Crunching the Numbers: A Massive Windfall
When you look at the basic math, the figures quickly become indefensible. A simple calculation reveals the sheer volume of money passing through the school’s hands for this single event:
Total Ceremony Revenue = 124 students × $1,150 = $142,600
If every student opts to attend the prom, that adds another financial layer:
Prom Revenue = 124 students × $100 = $12,400
Combined Total Revenue = $142,600 + $12,400 = $155,000
A total revenue of $155,000 collected from a single graduating class is an extraordinary sum of money for a public institution.
The financial opacity deepens when you examine individual line items. Consider the yearbook: it is local knowledge that the school routinely secures corporate sponsorships to offset the layout and printing costs of the publication. Why, then, are parents still absorbing a massive, hidden premium for it?
Furthermore, look at the venue. The graduation is slated to take place at the St. John’s Pentecostal Church (SJPC) House of Restoration. The rental of the building is covered entirely by ticket sales, with attendees paying $10 per ticket to sit in the pews. If the venue cost is fully liquidated by the families and friends buying entry tickets, it cannot be used to justify the $1,150 student fee.
So, if the building is paid for by the gate, and the yearbook is cushioned by corporate sponsors, what exactly is absorbing a $142,600 pool of cash? Even if we were to consider prizes, certificates, trophies, prom venue, food and music, the cost is still way too much.
Please remember, the girls want to dress up and look beautiful for graduation and prom. This is another cost on parents. Has that been considered by the school?
Out of Step with the Rest of Antigua
To understand just how inflated the AGHS fee is, one only needs to look across the education sector. Other secondary schools across Antigua charge anywhere from $400 to $750 for their graduation packages which does not include the prom—fees that frequently include similar memorabilia or more robust offerings.
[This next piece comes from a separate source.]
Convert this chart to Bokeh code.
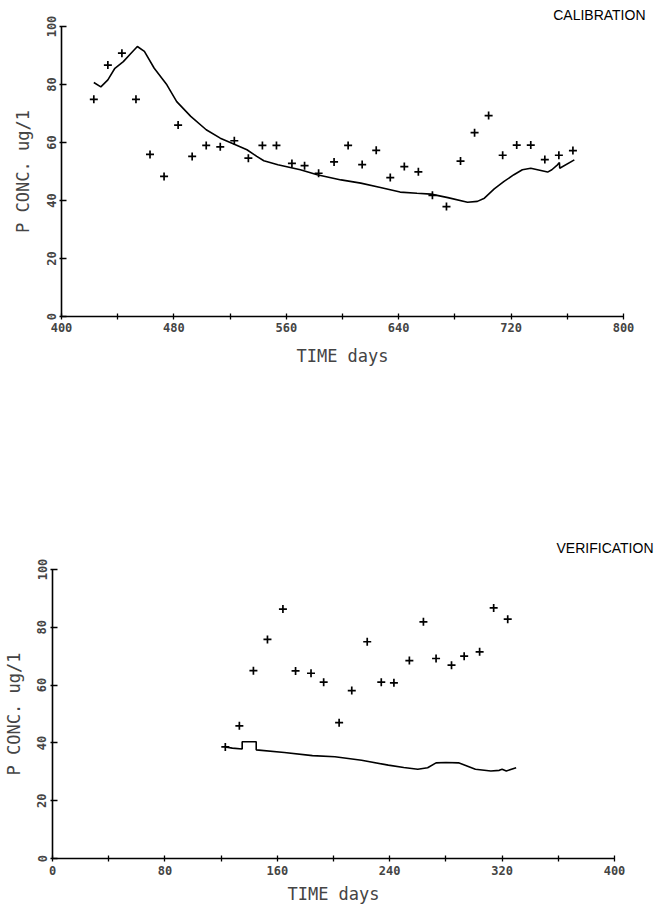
from bokeh.plotting import figure
from bokeh.layouts import column, row
from bokeh.models import Range1d, FixedTicker
from bokeh.embed import file_html
from bokeh.resources import INLINE

# ---- data: calibration ----
cal_obs_day = [423, 433, 443, 453, 463, 473, 483, 493, 503, 513, 523, 533, 543, 553, 564, 573, 583,
               594, 604, 614, 624, 634, 644, 654, 664, 674, 684, 694, 704, 714, 724, 734, 744, 754, 764]
cal_obs_val = [74.9, 86.7, 90.8, 74.9, 55.9, 48.3, 66.0, 55.2, 59.0, 58.5, 60.6, 54.6, 59.0, 59.0, 52.8, 52.0, 49.4,
               53.3, 59.0, 52.4, 57.3, 47.9, 51.7, 49.9, 41.8, 37.9, 53.6, 63.4, 69.3, 55.6, 59.1, 59.1, 54.1, 55.6, 57.2]

cal_mod_day = [423, 428, 433, 438, 444, 449, 454, 459, 466, 475, 482, 492, 503, 513, 523, 532, 539, 544, 554,
               570, 582, 599, 613, 627, 641, 653, 663, 675, 689, 696, 701, 708, 715, 722, 728, 734, 746, 749,
               753, 754.4, 754.6, 765]
cal_mod_val = [80.7, 79.2, 81.6, 85.6, 87.9, 90.5, 93.1, 91.4, 85.6, 79.9, 74.1, 69.0, 64.4, 61.5, 59.4, 57.5, 55.2,
               53.7, 52.3, 50.6, 48.9, 47.1, 46.0, 44.5, 42.9, 42.5, 42.2, 41.0, 39.4, 39.7, 40.8, 44.0, 46.6,
               48.9, 50.6, 51.1, 49.8, 50.6, 52.3, 53.1, 51.1, 54.0]

cal_x_ticks = [400, 480, 560, 640, 720, 800]
cal_x_minor = [440, 520, 600, 680, 760]

# ---- data: verification ----
ver_obs_day = [123, 133, 143, 153, 164, 173, 184, 193, 204, 213, 224, 234, 243, 254, 264, 273, 284, 293, 304, 314, 324]
ver_obs_val = [38.6, 45.9, 65.0, 75.8, 86.3, 64.9, 64.1, 61.0, 47.0, 58.1, 75.0, 61.0, 60.8, 68.5, 81.9, 69.2,
               66.9, 70.0, 71.5, 86.7, 82.8]

ver_mod_day = [123, 128, 135, 135, 145, 145, 165, 185, 201, 220, 239, 250, 260, 267, 273, 280, 289, 295, 301,
               312, 318, 320, 323, 330]
ver_mod_val = [38.6, 38.2, 37.9, 40.4, 40.4, 37.6, 36.7, 35.6, 35.2, 34.0, 32.3, 31.5, 30.9, 31.4, 33.1, 33.2,
               33.1, 32.0, 30.9, 30.3, 30.5, 30.9, 30.3, 31.4]

ver_x_ticks = [0, 80, 160, 240, 320, 400]
ver_x_minor = [40, 120, 200, 280, 360]

y_ticks = [0, 20, 40, 60, 80, 100]

MONO = "DejaVu Sans Mono"


def make(title, xr, xt, xm, od, ov, md, mv, left, right, top, bottom, fh, toff, tstand, xstand, xlstand):
    p = figure(frame_width=562, frame_height=fh, x_range=Range1d(*xr), y_range=Range1d(0, 100),
               output_backend="svg", toolbar_location=None,
               min_border_left=left, min_border_right=right, min_border_top=top, min_border_bottom=bottom)
    p.outline_line_color = None
    p.xgrid.visible = False
    p.ygrid.visible = False
    p.background_fill_color = "white"
    p.border_fill_color = "white"

    p.title.text = title
    p.title.align = "right"
    p.title.offset = toff
    p.title.standoff = tstand
    p.title.text_font = "Liberation Sans"
    p.title.text_font_size = "14px"
    p.title.text_font_style = "normal"
    p.title.text_color = "black"

    xa = p.xaxis[0]
    xa.ticker = FixedTicker(ticks=xt, minor_ticks=xm)
    xa.axis_label = "TIME days"
    xa.axis_line_width = 1.6
    xa.axis_line_color = "black"
    xa.major_tick_in = 3
    xa.major_tick_out = 3
    xa.minor_tick_in = 3
    xa.minor_tick_out = 3
    xa.major_tick_line_width = 1.3
    xa.minor_tick_line_width = 1.3
    xa.major_label_text_font = MONO
    xa.major_label_text_font_size = "12px"
    xa.major_label_text_font_style = "bold"
    xa.major_label_standoff = xstand
    xa.axis_label_text_font = MONO
    xa.axis_label_text_font_size = "17px"
    xa.axis_label_text_font_style = "normal"
    xa.axis_label_standoff = xlstand

    ya = p.yaxis[0]
    ya.ticker = FixedTicker(ticks=y_ticks)
    ya.axis_label = "P CONC. ug/1"
    ya.axis_line_width = 1.6
    ya.axis_line_color = "black"
    ya.major_tick_in = 5
    ya.major_tick_out = 2
    ya.minor_tick_line_color = None
    ya.major_tick_line_width = 1.3
    ya.major_label_orientation = "parallel"
    ya.major_label_text_font = MONO
    ya.major_label_text_font_size = "12px"
    ya.major_label_text_font_style = "bold"
    ya.major_label_standoff = 4
    ya.axis_label_text_font = MONO
    ya.axis_label_text_font_size = "17px"
    ya.axis_label_text_font_style = "normal"
    ya.axis_label_standoff = 11

    p.line(md, mv, line_color="black", line_width=1.6)
    p.scatter(od, ov, marker="cross", size=8, line_color="black", line_width=1.7)
    return p


p1 = make("CALIBRATION", (400, 800), cal_x_ticks, cal_x_minor, cal_obs_day, cal_obs_val,
          cal_mod_day, cal_mod_val, 61, 34, 25, 139, 290, -22, 8, 3, 11)
p2 = make("VERIFICATION", (0, 400), ver_x_ticks, ver_x_minor, ver_obs_day, ver_obs_val,
          ver_mod_day, ver_mod_val, 51, 44, 114, 51, 289, -39, 28, 4, 6)

layout = column(row(p1), row(p2), spacing=0)
open("out.html", "w").write(file_html(layout, INLINE))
In some schools, the prom runs from $250 to $350. The parents and students know the venue at these other institutions. To date, the venue has not been intimated to the parents and students of the AGHS. What is going on?
Why does it cost nearly double to graduate a young woman from AGHS compared to her peers at neighboring institutions?
A Demand for Accountability
The complete absence of an itemized invoice leaves a dark cloud hanging over the Class of 2026. Parents are not cash cows, and public schools are not commercial enterprises meant to generate massive financial SURPLUSES on the backs of hardworking families.
It is therefore crucial that the Honorable Minister of Education, and daresay our philanthropic Prime Minister, who has always expressed his concern for the less fortunate to put the financial undertakings of the school under a microscope. There needs to be a responsible cap placed on graduation fees within the government secondary schools established by the Ministry of Education. If schools want to have extravagant displays, they should conduct fundraisers at the school level.
As the June deadline for final payment passes and the ceremony approaches, the public, the parents, and the students deserve a clear, line-by-line accounting of every cent.